Ed interrupts her: "But I haven't done anything with her. I just talked to her, that's it."
 
"But emotionally, he is with her. Emotionally, for the past two weeks, he has been with her," says Kandi.
Dr. Phil asks Ed: "Do you or do you not want to do the right and best thing to try to get everything back in a healthy way?"
 
"If that's possible, yes."
 
"What do you mean 'if that's possible'? You want me to give you an insurance policy and say, 'Do this and your life will be wonderful'? I don't know because I don't control you."
 
Dr. Phil explains that some behaviors are downright aggressive and meant to be that way. "Did you or did you not bring this woman to your home, in [Kandi's] bed, on her mattress, on her sheets and have sex with her while [Kandi] was visiting her dying father?"
 
When Ed says yes, Dr. Phil continues: "See that's not just a random, 'Gee, I wasn't sure how I felt about things.' Did you or did you not say, 'It's just a matter of time until I go back to her'?"
 
"At one point. But not recently," says Ed.
Dr. Phil points out that Kandi was also inappropriate by e-mailing her ex-boyfriend when she learned about Ed's affair.
 
He asks Ed: "And so you get on your high horse and call her a 'b***h,' a 'slut' and the C-word. True?"
 
"Well, I was mad, of course," says Ed. "She had written some fairly intimate e-mails at the time to an ex-boyfriend basically saying that they should've been together. That it was a big mistake that she had gone with me instead of him. And I know she was hurt, but at the time I just reacted to that."
 
"It hurts, doesn't it?" Dr. Phil asks.
 
"Sure."
 
When Kandi begins to cry, Dr. Phil says, "Tell me why you're so upset right this moment."
 
"Because my dad could die any minute now. And I'm still having to deal with this," she says.

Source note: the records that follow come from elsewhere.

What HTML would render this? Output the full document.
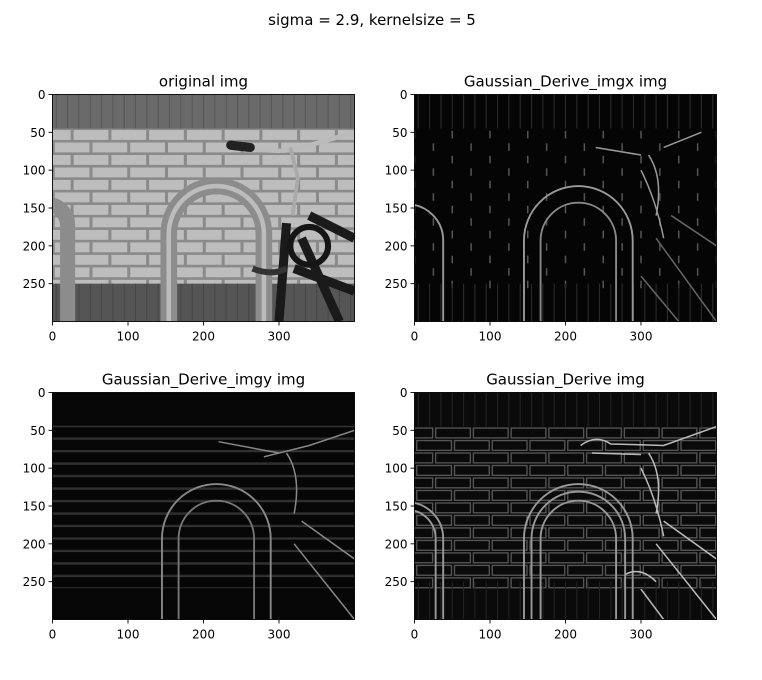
<!DOCTYPE html>
<html><head><meta charset="utf-8">
<style>
html,body{margin:0;padding:0;background:#fff;}
body{width:762px;height:675px;overflow:hidden;font-family:"Liberation Sans","DejaVu Sans",sans-serif;}
svg text{font-family:"DejaVu Sans","Liberation Sans",sans-serif;}
</style></head>
<body>
<svg id="fig" width="762" height="675" viewBox="0 0 762 675" xmlns="http://www.w3.org/2000/svg">
<text x="372" y="25" font-size="15" text-anchor="middle">sigma = 2.9, kernelsize = 5</text>
</svg>
<script>
const xTicks=[0,100,200,300];
const yTicks=[0,50,100,150,200,250];
const titles=["original img","Gaussian_Derive_imgx img","Gaussian_Derive_imgy img","Gaussian_Derive img"];
const panelNames=["original-img","derive-x-img","derive-y-img","derive-mag-img"];
const imgW=400, imgH=300;
const brickRows=[45,61.5,78,94.5,111,127.5,144,160.5,177,193.5,210,226.5,243];
const NS="http://www.w3.org/2000/svg";
const fig=document.getElementById('fig');
const axesBox=[[52.5,94.5],[414.5,94.5],[52.5,392.5],[414.5,392.5]];
const AW=302, AH=227;
function mk(tag,attrs,parent){const e=document.createElementNS(NS,tag);for(const k in attrs)e.setAttribute(k,attrs[k]);(parent||fig).appendChild(e);return e;}
function archPath(cx,top,r,bottom){return `M${cx-r},${bottom} L${cx-r},${top+r} A${r},${r} 0 0 1 ${cx+r},${top+r} L${cx+r},${bottom}`;}
function drawImage(g,kind){
  const bg={0:'#777',1:'#050505',2:'#060606',3:'#0a0a0a'}[kind];
  mk('rect',{x:0,y:0,width:imgW,height:imgH,fill:bg},g);
  if(kind===0){
    mk('rect',{x:0,y:0,width:imgW,height:45,fill:'#6a6a6a'},g);
    for(let x=5;x<400;x+=15)mk('line',{x1:x,y1:0,x2:x,y2:45,stroke:'#555','stroke-width':1.2},g);
    mk('rect',{x:0,y:45,width:imgW,height:205,fill:'#8a8a8a'},g);
    brickRows.forEach((r,i)=>{const off=i%2?0:-25;
      for(let x=off;x<400;x+=50)mk('rect',{x:x+3,y:r+2,width:46,height:13,fill:'#bdbdbd'},g);});
    mk('rect',{x:0,y:250,width:imgW,height:50,fill:'#555'},g);
    for(let x=5;x<400;x+=15)mk('line',{x1:x,y1:250,x2:x,y2:300,stroke:'#444','stroke-width':1.2},g);
    mk('path',{d:archPath(217,121,63,300),fill:'none',stroke:'#8c8c8c','stroke-width':22},g);
    mk('path',{d:archPath(217,121,63,300),fill:'none',stroke:'#bcbcbc','stroke-width':6},g);
    mk('path',{d:archPath(-8,145,28,300),fill:'none',stroke:'#8c8c8c','stroke-width':20},g);
    mk('path',{d:'M310,170 L300,300 M330,190 L380,300 M340,160 L400,190 M320,230 L400,260',stroke:'#1a1a1a','stroke-width':12,fill:'none'},g);
    mk('circle',{cx:340,cy:200,r:25,fill:'none',stroke:'#151515','stroke-width':8},g);
    mk('path',{d:'M245,67 Q300,80 330,70 L400,50',stroke:'#bbb','stroke-width':6,fill:'none'},g);
    mk('path',{d:'M236,67 L262,70',stroke:'#222','stroke-width':12,'stroke-linecap':'round',fill:'none'},g);
    mk('path',{d:'M315,70 L325,110 L318,160',stroke:'#aaa','stroke-width':5,fill:'none'},g);
    mk('path',{d:'M265,230 Q290,240 310,230',stroke:'#333','stroke-width':8,fill:'none'},g);
  } else if(kind===1){
    for(let x=5;x<400;x+=15)mk('line',{x1:x,y1:0,x2:x,y2:45,stroke:'#2a2a2a','stroke-width':1.5},g);
    brickRows.forEach((r,i)=>{const off=i%2?0:-25;
      for(let x=off;x<400;x+=50)mk('line',{x1:x+25,y1:r+3,x2:x+25,y2:r+13,stroke:'#555','stroke-width':2},g);});
    for(let x=5;x<400;x+=15)mk('line',{x1:x,y1:250,x2:x,y2:300,stroke:'#2a2a2a','stroke-width':1.5},g);
    mk('path',{d:archPath(217,121,72,300),fill:'none',stroke:'#999','stroke-width':2.5},g);
    mk('path',{d:archPath(217,143,50,300),fill:'none',stroke:'#888','stroke-width':2.5},g);
    mk('path',{d:archPath(-10,145,48,300),fill:'none',stroke:'#999','stroke-width':2.5},g);
    mk('path',{d:'M320,190 L400,300 M340,160 L400,200 M300,240 L350,300',stroke:'#666','stroke-width':2,fill:'none'},g);
    mk('path',{d:'M310,80 Q330,110 320,160 M300,100 Q320,140 330,190 M240,70 L300,80 M330,70 L380,50',stroke:'#999','stroke-width':2,fill:'none'},g);
  } else if(kind===2){
    brickRows.forEach(r=>{mk('line',{x1:0,y1:r,x2:400,y2:r,stroke:'#333','stroke-width':2},g);
      mk('line',{x1:0,y1:r+15,x2:400,y2:r+15,stroke:'#2a2a2a','stroke-width':1.5},g);});
    mk('path',{d:archPath(217,121,72,300),fill:'none',stroke:'#888','stroke-width':2.5},g);
    mk('path',{d:archPath(217,143,50,300),fill:'none',stroke:'#777','stroke-width':2.5},g);
    mk('path',{d:'M220,65 L300,80 M280,85 L340,70 L400,50 M310,80 Q330,110 320,160 M320,200 L400,300 M330,170 L400,220',stroke:'#888','stroke-width':2,fill:'none'},g);
  } else {
    for(let x=5;x<400;x+=15)mk('line',{x1:x,y1:0,x2:x,y2:45,stroke:'#222','stroke-width':1.5},g);
    brickRows.forEach((r,i)=>{const off=i%2?0:-25;
      for(let x=off;x<400;x+=50)mk('rect',{x:x+3,y:r+2,width:46,height:13,fill:'none',stroke:'#555','stroke-width':1.8},g);});
    for(let x=5;x<400;x+=15)mk('line',{x1:x,y1:250,x2:x,y2:300,stroke:'#222','stroke-width':1.5},g);
    [72,62,50].forEach(rr=>mk('path',{d:archPath(217,193-rr,rr,300),fill:'none',stroke:'#999','stroke-width':2.5},g));
    [48,38].forEach(rr=>mk('path',{d:archPath(-10,193-rr,rr,300),fill:'none',stroke:'#999','stroke-width':2.5},g));
    mk('path',{d:'M220,70 Q240,55 260,68 L330,70 L400,45 M235,80 L300,82 M310,80 Q330,110 320,160 M300,100 Q320,140 330,190 M320,200 L400,300 M330,170 L400,220 M280,240 Q300,230 320,250 M300,260 L330,300',stroke:'#bbb','stroke-width':2,fill:'none'},g);
  }
}
axesBox.forEach((b,k)=>{
  const [x0,y0]=b;
  const ax=mk('g',{});
  
  
  const sx=v=>x0+v*AW/imgW, sy=v=>y0+v*AH/imgH;
  const img=mk('g',{transform:`translate(${x0},${y0}) scale(${AW/imgW},${AH/imgH})`},ax);
  
  
  const cp=mk('clipPath',{id:'cp'+k},ax);mk('rect',{x:0,y:0,width:imgW,height:imgH},cp);
  img.setAttribute('clip-path','url(#cp'+k+')');
  drawImage(img,k);
  mk('rect',{x:x0,y:y0,width:AW,height:AH,fill:'none',stroke:'#000','stroke-width':0.9},ax);
  const t=mk('text',{x:x0+AW/2,y:y0-8,'font-size':15,'text-anchor':'middle'},ax);t.textContent=titles[k];
  
  
  xTicks.forEach(v=>{const x=sx(v);mk('line',{x1:x,y1:y0+AH,x2:x,y2:y0+AH+4,stroke:'#000','stroke-width':0.9},ax);
    const l=mk('text',{x:x,y:y0+AH+19,'font-size':12,'text-anchor':'middle'},ax);l.textContent=v;
    
    });
  yTicks.forEach(v=>{const y=sy(v);mk('line',{x1:x0-4,y1:y,x2:x0,y2:y,stroke:'#000','stroke-width':0.9},ax);
    const l=mk('text',{x:x0-7,y:y+4.5,'font-size':12,'text-anchor':'end'},ax);l.textContent=v;
    
    });
});
</script>
</body></html>
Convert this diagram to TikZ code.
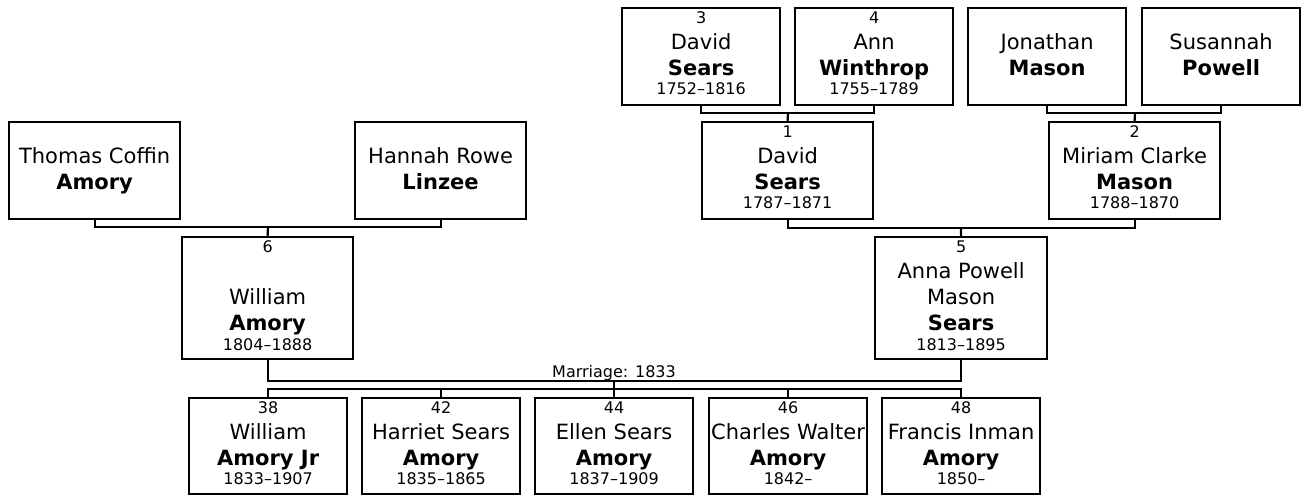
\documentclass[tikz,border=0pt]{standalone}
\usepackage{fontspec}
\setmainfont{DejaVu Sans}
\begin{document}
\begin{tikzpicture}[x=1pt,y=-1pt,
  pbox/.style={draw, line width=2.2pt, inner sep=0pt, fill=white, anchor=north west},
  top/.style={pbox, minimum width=158pt, minimum height=97pt},
  mid/.style={pbox, minimum width=171pt, minimum height=97pt},
  tall/.style={pbox, minimum width=171pt, minimum height=122pt},
  kid/.style={pbox, minimum width=158pt, minimum height=96pt},
  nm/.style={anchor=base, inner sep=0pt, font=\fontsize{21}{25}\selectfont},
  sn/.style={anchor=base, inner sep=0pt, font=\fontsize{21}{25}\selectfont\bfseries},
  sm/.style={anchor=base, inner sep=0pt, font=\fontsize{16}{19}\selectfont},
  link/.style={line width=2.2pt}]
\useasboundingbox[fill=white] (0,0) rectangle (1306,496);

\newcommand\fourline[5]{%
  \node[sm] (#1n) at ([yshift=-16pt]#1.north) {#2};
  \node[nm] (#1g) at ([yshift=-42pt]#1.north) {#3};
  \node[sn] (#1s) at ([yshift=-68pt]#1.north) {#4};
  \node[sm] (#1d) at ([yshift=-87pt]#1.north) {#5};}
\newcommand\twoline[3]{%
  \node[nm] (#1g) at ([yshift=-42pt]#1.north) {#2};
  \node[sn] (#1s) at ([yshift=-68pt]#1.north) {#3};}

% top row
\node[top] (p3) at (621,7) {};
\node[top] (p4) at (794,7) {};
\node[top] (pj) at (967,7) {};
\node[top] (ps) at (1141,7) {};
\fourline{p3}{3}{David}{Sears}{1752–1816}
\fourline{p4}{4}{Ann}{Winthrop}{1755–1789}
\twoline{pj}{Jonathan}{Mason}
\twoline{ps}{Susannah}{Powell}

% middle row
\node[mid] (pt) at (8,121) {};
\node[mid] (ph) at (354,121) {};
\node[mid] (p1) at (701,121) {};
\node[mid] (p2) at (1048,121) {};
\twoline{pt}{Thomas Coffin}{Amory}
\twoline{ph}{Hannah Rowe}{Linzee}
\fourline{p1}{1}{David}{Sears}{1787–1871}
\fourline{p2}{2}{Miriam Clarke}{Mason}{1788–1870}

% parents
\node[tall] (p6) at (181,236) {};
\node[tall, minimum width=172pt] (p5) at (874,236) {};
\node[sm] (p6n) at ([yshift=-16pt]p6.north) {6};
\node[nm] (p6g) at ([yshift=-68pt]p6.north) {William};
\node[sn] (p6s) at ([yshift=-94pt]p6.north) {Amory};
\node[sm] (p6d) at ([yshift=-114pt]p6.north) {1804–1888};
\node[sm] (p5n) at ([yshift=-16pt]p5.north) {5};
\node[nm] (p5g) at ([yshift=-42pt]p5.north) {Anna Powell};
\node[nm] (p5m) at ([yshift=-68pt]p5.north) {Mason};
\node[sn] (p5s) at ([yshift=-94pt]p5.north) {Sears};
\node[sm] (p5d) at ([yshift=-114pt]p5.north) {1813–1895};

% children
\node[kid] (c38) at (188,397) {};
\node[kid] (c42) at (361,397) {};
\node[kid] (c44) at (534,397) {};
\node[kid] (c46) at (708,397) {};
\node[kid] (c48) at (881,397) {};
\fourline{c38}{38}{William}{Amory Jr}{1833–1907}
\fourline{c42}{42}{Harriet Sears}{Amory}{1835–1865}
\fourline{c44}{44}{Ellen Sears}{Amory}{1837–1909}
\fourline{c46}{46}{Charles Walter}{Amory}{1842–}
\fourline{c48}{48}{Francis Inman}{Amory}{1850–}

% connectors
\coordinate (j34) at (788,113);
\coordinate (jjs) at (1135,113);
\coordinate (jth) at (268,227);
\coordinate (j12) at (961,228);
\coordinate (jm) at (614,381);
\coordinate (jb) at (614,389);
\draw[link] (p3.south) |- (j34) -| (p4.south);
\draw[link] (j34) -- (p1.north);
\draw[link] (pj.south) |- (jjs) -| (ps.south);
\draw[link] (jjs) -- (p2.north);
\draw[link] (pt.south) |- (jth) -| (ph.south);
\draw[link] (jth) -- (p6.north);
\draw[link] (p1.south) |- (j12) -| (p2.south);
\draw[link] (j12) -- (p5.north);
\draw[link] (p6.south) |- (jm) -| (p5.south);
\node[sm] (mlabel) at (614,377) {Marriage: 1833};
\draw[link] (jm) -- (jb);
\draw[link] (c38.north) |- (jb) -| (c48.north);
\draw[link] (c42.north) -- (c42.north |- jb);
\draw[link] (c44.north) -- (c44.north |- jb);
\draw[link] (c46.north) -- (c46.north |- jb);
\end{tikzpicture}
\end{document}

Dr. Phil asks Ed, "And you say that you want to support her, but did you not also say during that fight that 'I can't wait for you to go there because I'm going to bring her back here again'? ... What goes through your mind when you say that sort of thing?"
 
"You're mad, you're hurt and you just say things you shouldn't say. I mean, everybody does it," says Ed.
 
"Those are pretty vicious things to select, don't you agree? Because you know that the most vulnerable place that she is right now is losing her father. And you choose that particular attack point to threaten her. That's not random. If there's going to be a chance of this working out in a healthy way, I can tell you exactly, precisely what you have to do to do it," Dr. Phil tells Ed. "And you are capable of doing it. The question is will you or won't you?"